The nation's governors met in Washington this week, obviously seeking more aid for their cash-strapped states. But among both Democrats and Republicans, the most common complaint was this: Why doesn't Congress pay for its share of programs that it requires states to implement?
They have a point. Most states are now cutting budgets like mad, but they must also find money to meet the requirements of federal laws on education, homeland security, and election reform, to name just the latest ones.
Take the 2001 education law known as the No Child Left Behind Act, which calls for mandatory testing in public schools. The Bush administration's own estimate of funding the act's requirements is $30 billion. But the budget for it is only $21 billion. The states must make up the $9 billion difference.
Then there's the 1975 federal mandate for special education, known as the Individuals with Disabilities in Education Act). Congress promised to pay 40 percent of the costs. Instead, it pays only 17 percent. Local and state governments are left to make up the difference.
It's not that the states are squeaky- clean when it comes to passing the funding buck. Just look at California Gov. Gray Davis's recent plan to "realign" a number of drug-treatment programs - transferring them to the county level, hoping counties will fund them with new sales taxes.
National politicians long have had a tendency to micromanage local concerns, especially during the 1980s, when the federal government was running huge deficits and needed to pass off costs to states. That led to many unfunded mandates. Congress responded by enacting the 1995 Unfunded Mandate Reform Act. That law requires the Congressional Budget Office to estimate the cost of bills, ideally ensuring adequate money for programs.
But this basically useful act has loopholes that need to be closed. For instance, it doesn't apply to existing unfunded mandates, such as the Americans with Disabilities Act, which states and cities have paid a big price to implement. And the law still makes it too easy for Congress to pass an unfunded mandate with a simple majority.

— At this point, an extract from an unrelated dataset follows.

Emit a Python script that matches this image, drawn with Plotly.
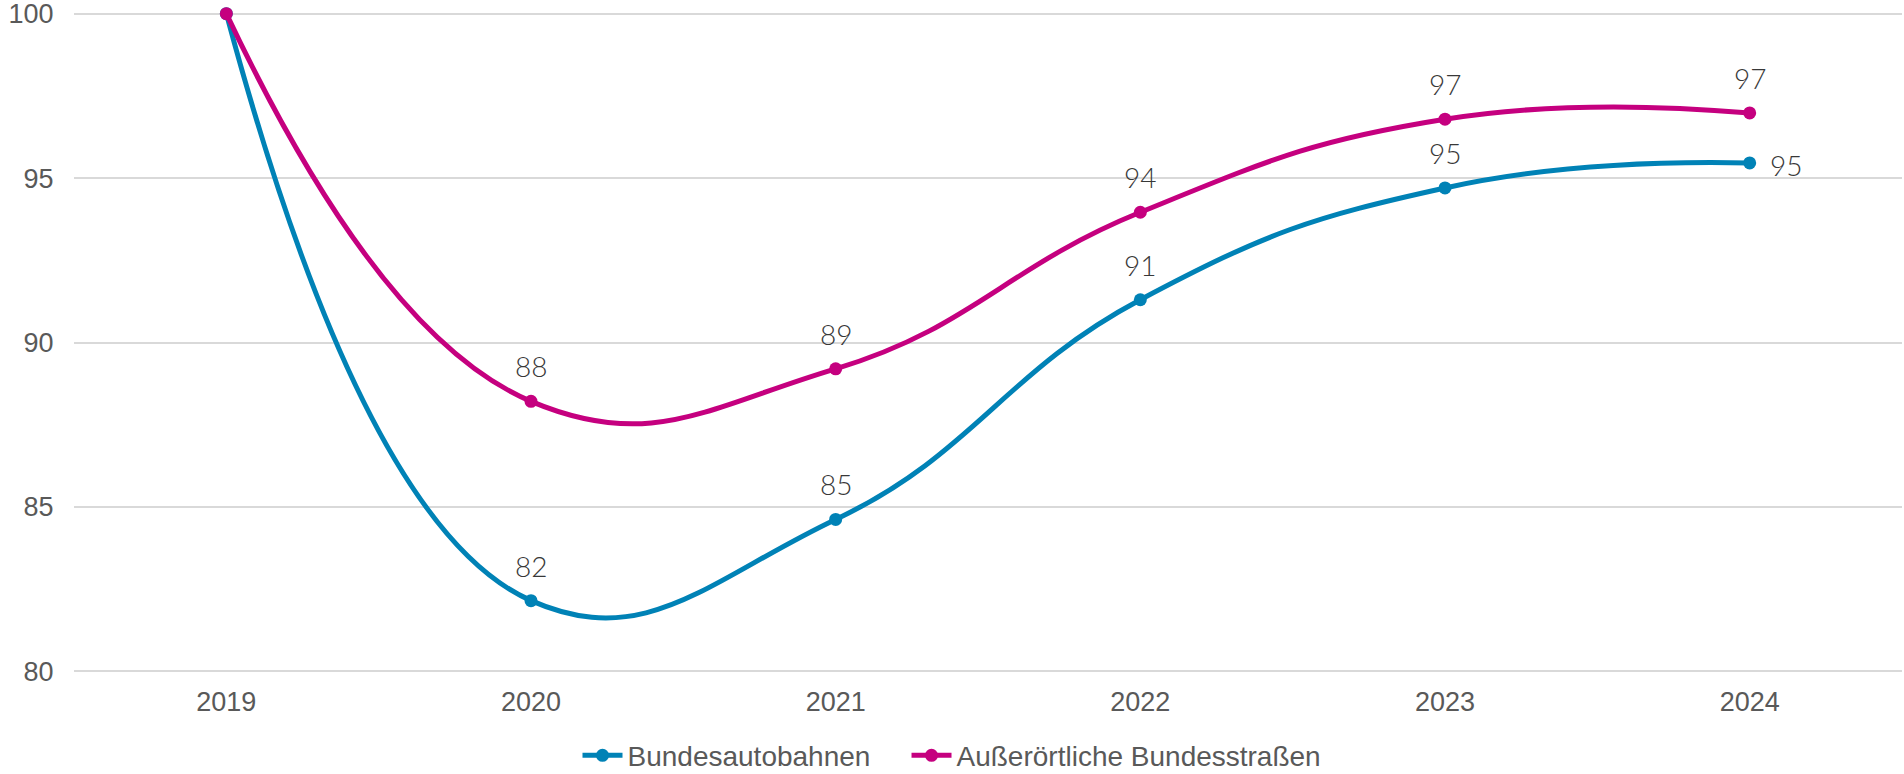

Surely the framers of the Constitution did not intend the federal government to force states into picking up unreasonable costs of federal mandates.
States, Congress, and the administration must strike a balance between a full-blown federal bailout for federally created programs, and requiring states to come up with reasonable amounts to fund new ones.
If Congress wants something badly enough, it ought to be prepared to find a way to pay for it.